Als de leidingen geïsoleerd zijn, hoeft de verwarmingsketel minder bij te stoken om de verloren warmte te compenseren. Dit bespaart energie. De besparing hangt af van de diameter van de leiding, de watertemperatuur en het aantal stookuren.
Huidige situatie
Er ontbreekt isolatie om de verwarmingsleidingen en appendages op plekken waar geen warmte nodig is.
Herkenning
Isolatie om leidingen kunt u op verschillende manieren herkennen:
- De leiding heeft een grotere leidingdiameter door het isolatiemateriaal.
- Isolatiemateriaal voor warme leidingen is vaak wit of grijs.
- Een niet-geïsoleerde leiding voelt warm aan als het verwarmingssysteem aan staat. Een geïsoleerde leiding niet.
Isolatie om appendages is als volgt te herkennen:
- Isolatie om appendages betreft meestal een soort matras met klittenband of een rijgkoord in de kleur grijs of zilver. De matrassen kunnen makkelijk worden weggehaald, zodat ze bereikbaar blijven voor onderhoud.
Uitvoering
Isolatiemateriaal aanbrengen bij warmwaterleidingen is makkelijk. Appendages zijn echter lastiger te isoleren. Een oplossing hiervoor is een 'isolatiematras' met klittenband of een rijgkoord. Deze matrassen zijn (die meestal grijs of zilver van kleur zijn) makkelijk op appendages aan te brengen of weg te halen. Zo blijven ze bereikbaar voor onderhoud.
Er zijn verschillende materialen om leidingen en appendages te isoleren. Voorbeelden zijn PUR (Polyurethaan), EPP (Expanded Poly Propylene), steenwol of glaswol. Dit wordt geplaatst in een gevulde aluminium of roestvaststalen mantel om de leidingen, afsluiters, appendages en flenzen. Buisisolatie is er in verschillende diktes. Een wanddikte van 13 millimeter is het minimum. Bij grotere leidingdiameters (vanaf 28 millimeter) kan het zinvol zijn om een grotere isolatiedikte van bijvoorbeeld 25 millimeter aan te houden.
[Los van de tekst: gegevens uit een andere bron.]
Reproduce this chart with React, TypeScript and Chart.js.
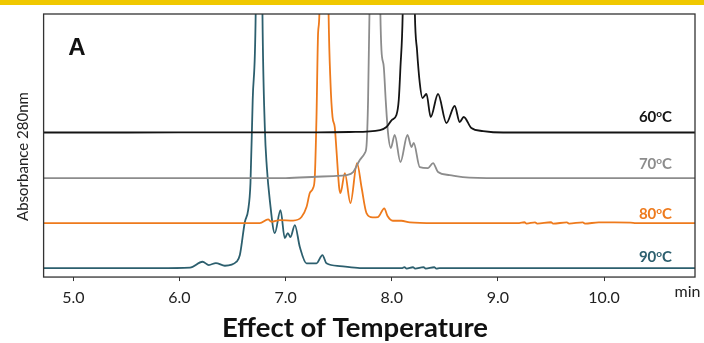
import { useEffect, useRef } from 'react';
import { Chart, registerables } from 'chart.js';

Chart.register(...registerables);

// ---- data ----
const seriesLabels = ['60', '70', '80', '90'];
const seriesColors = ['#141414', '#8c8c8c', '#ee7a1c', '#2c5f6e'];
const xTicks = [5, 6, 7, 8, 9, 10];
const labelX = 10.64;
const labelY = [161, 114, 64, 21];
const yTitle = 'Absorbance 280nm';
const xTitle = 'Effect of Temperature';

const time60 = [4.72, 5.5, 6.5, 7.3, 7.6, 7.89, 7.95, 8.0, 8.044, 8.066, 8.082, 8.103, 8.16, 8.218, 8.238, 8.264, 8.289, 8.327, 8.367, 8.436, 8.515, 8.593, 8.64, 8.678, 8.75, 8.86, 9.05, 10.0, 10.86];
const abs60 = [144.5, 144.5, 144.6, 144.6, 145, 147, 150, 157, 162, 177, 210, 263, 700, 263, 227, 194, 179, 183, 160, 183, 154, 171, 155, 160, 149, 146, 144.5, 144.5, 144.5];

const time70 = [4.72, 6.0, 7.0, 7.29, 7.45, 7.573, 7.636, 7.699, 7.746, 7.762, 7.777, 7.79, 7.84, 7.893, 7.903, 7.925, 7.943, 7.965, 7.991, 8.028, 8.082, 8.148, 8.186, 8.207, 8.264, 8.342, 8.389, 8.436, 8.546, 8.669, 9.0, 10.86];
const abs70 = [99, 99, 99, 100.3, 101, 102, 105, 117, 124, 131, 177, 263, 700, 263, 227, 210, 177, 144, 129, 142, 115, 142, 130, 134, 110, 109, 114, 105, 102, 100, 99, 99];

const time80 = [4.72, 6.0, 6.757, 6.835, 6.867, 6.945, 7.07, 7.15, 7.197, 7.228, 7.259, 7.275, 7.291, 7.306, 7.318, 7.36, 7.405, 7.423, 7.442, 7.463, 7.479, 7.504, 7.517, 7.558, 7.611, 7.673, 7.715, 7.762, 7.82, 7.87, 7.93, 7.96, 8.01, 8.09, 8.17, 8.4, 9.2, 9.25, 9.27, 9.35, 9.37, 9.5, 9.52, 9.65, 9.67, 9.8, 9.82, 9.95, 10.1, 10.25, 10.3, 10.86];
const abs80 = [54, 54, 54, 57.7, 55.3, 57, 56.5, 60, 70, 84, 89, 100, 160, 244, 263, 700, 263, 194, 160, 150, 127, 90, 84, 104, 74, 114, 90, 64, 59.7, 60, 68.7, 61, 56.3, 56.3, 54.7, 54, 54, 54.8, 53.4, 54.7, 53.5, 54.8, 53.4, 54.7, 53.5, 54.7, 53.5, 54.6, 54.6, 54.5, 54, 54];

const time90 = [4.72, 5.8, 6.1, 6.217, 6.277, 6.343, 6.428, 6.538, 6.569, 6.616, 6.647, 6.669, 6.69, 6.718, 6.752, 6.782, 6.804, 6.823, 6.851, 6.898, 6.952, 6.992, 7.021, 7.046, 7.087, 7.134, 7.197, 7.291, 7.347, 7.385, 7.51, 7.7, 8.1, 8.12, 8.14, 8.2, 8.22, 8.3, 8.32, 8.4, 8.42, 8.45, 10.86];
const abs90 = [9, 9, 9.5, 15.3, 12, 14, 11.3, 15.3, 22, 55, 67, 94, 177, 263, 700, 263, 150, 110, 77, 44, 67, 39, 44, 40, 52, 30, 13.7, 13.7, 22, 13.7, 11, 9, 9, 9.9, 8.4, 9.8, 8.5, 9.9, 8.4, 9.8, 8.5, 9, 9];

const times = [time60, time70, time80, time90];
const values = [abs60, abs70, abs80, abs90];

const FONT = 'Lato, "Liberation Sans", sans-serif';

export default function App() {
  const ref = useRef<HTMLCanvasElement | null>(null);

  useEffect(() => {
    document.body.style.margin = '0';
    const canvas = ref.current;
    if (!canvas) return;

    const decor = {
      id: 'decor',
      beforeDraw(chart: any) {
        const ctx = chart.ctx;
        ctx.save();
        ctx.fillStyle = '#f0c800';
        ctx.fillRect(0, 0, chart.width, 5);
        ctx.restore();
      },
      afterDatasetsDraw(chart: any) {
        const { ctx, chartArea } = chart;
        ctx.save();
        ctx.strokeStyle = '#333333';
        ctx.lineWidth = 1.3;
        ctx.strokeRect(chartArea.left, chartArea.top, chartArea.right - chartArea.left, chartArea.bottom - chartArea.top);
        ctx.restore();
      },
      afterDraw(chart: any) {
        const { ctx, chartArea } = chart;
        const xs = chart.scales.x;
        const ys = chart.scales.y;
        ctx.save();
        // y-axis title
        ctx.save();
        ctx.translate(chartArea.left - 20.5, ys.getPixelForValue(120.5));
        ctx.rotate(-Math.PI / 2);
        ctx.fillStyle = '#222';
        ctx.font = '15px ' + FONT;
        ctx.textAlign = 'center';
        ctx.textBaseline = 'middle';
        ctx.fillText(yTitle, 0, 0);
        ctx.restore();
        // panel letter
        ctx.fillStyle = '#111';
        ctx.font = 'bold 24px "Liberation Sans", Arial, sans-serif';
        ctx.textAlign = 'center';
        ctx.textBaseline = 'middle';
        ctx.fillText('A', xs.getPixelForValue(5.034), ys.getPixelForValue(229));
        // series labels
        seriesLabels.forEach((lab, i) => {
          const big = 'bold 15px ' + FONT;
          const small = 'bold 10px ' + FONT;
          ctx.font = big;
          const w1 = ctx.measureText(lab).width;
          const w3 = ctx.measureText('C').width;
          ctx.font = small;
          const w2 = ctx.measureText('o').width;
          const right = xs.getPixelForValue(labelX);
          const cy = ys.getPixelForValue(labelY[i]);
          let x = right - (w1 + w2 + w3);
          ctx.fillStyle = seriesColors[i];
          ctx.textAlign = 'left';
          ctx.textBaseline = 'alphabetic';
          const base = cy + 5.5;
          ctx.font = big;
          ctx.fillText(lab, x, base);
          x += w1;
          ctx.font = small;
          ctx.fillText('o', x, base - 5);
          x += w2;
          ctx.font = big;
          ctx.fillText('C', x, base);
        });
        // unit label
        ctx.fillStyle = '#222';
        ctx.font = '16px ' + FONT;
        ctx.textAlign = 'left';
        ctx.textBaseline = 'alphabetic';
        ctx.fillText('min', xs.getPixelForValue(10.665), chartArea.bottom + 20);
        ctx.restore();
      },
    };

    const chart = new Chart(canvas, {
      type: 'line',
      data: {
        datasets: seriesLabels.map((lab, i) => ({
          label: lab + '°C',
          data: times[i].map((t, j) => ({ x: t, y: values[i][j] })),
          borderColor: seriesColors[i],
          borderWidth: 1.8,
          pointRadius: 0,
          fill: false,
          cubicInterpolationMode: 'monotone' as const,
          clip: 0,
        })),
      },
      options: {
        animation: false,
        responsive: false,
        events: [],
        layout: { padding: { left: 15, right: 9, top: 14, bottom: 0 } },
        plugins: {
          legend: { display: false },
          tooltip: { enabled: false },
          title: {
            display: true,
            position: 'bottom',
            text: xTitle,
            color: '#111',
            font: { family: FONT, size: 27.5, weight: 'bold', lineHeight: 1.1 },
            padding: { top: -1.5, bottom: 0 },
          },
        },
        scales: {
          x: {
            type: 'linear',
            min: 4.72,
            max: 10.857,
            afterBuildTicks: (s: any) => {
              s.ticks = xTicks.map((v) => ({ value: v }));
            },
            grid: { display: true, drawOnChartArea: false, drawTicks: true, tickLength: 4, color: '#333' },
            border: { display: false },
            ticks: {
              padding: 7,
              color: '#222',
              font: { family: FONT, size: 16 },
              callback: (v: any) => Number(v).toFixed(1),
              maxRotation: 0,
            },
          },
          y: {
            type: 'linear',
            min: 0,
            max: 263,
            afterFit: (s: any) => {
              s.width = 28.6;
            },
            grid: { display: false, drawTicks: false },
            border: { display: false },
            ticks: { display: false },
          },
        },
      },
      plugins: [decor],
    } as any);

    return () => chart.destroy();
  }, []);

  return <canvas ref={ref} width={704} height={343} style={{ display: 'block' }} />;
}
Isolatie is het meest zinvol in ruimten die niet of beperkt verwarmd worden. In verwarmde ruimtes draagt het warmteverlies bij aan de verwarming van de ruimte. De leidingen en appendages kunnen door een andere partij worden geïsoleerd, maar het is ook goed zelf uit te voeren.
Relevante regelgeving
Niet van toepassing
Doelmatig beheer en onderhoud
- Controleer jaarlijks het isolatiemateriaal op beschadigingen en herstel deze indien nodig.
- Als leidingen niet vrij toegankelijk zijn, controleer deze dan op een natuurlijk moment.
- Zorg voor een efficiënte werking en gebruik van isolatiemateriaal om leidingen en appendages in onverwarmde ruimten.
Economische randvoorwaarde
Niet van toepassing.
Technische randvoorwaarde
De kas wordt vewarmd door middel van een verwarmingsketel.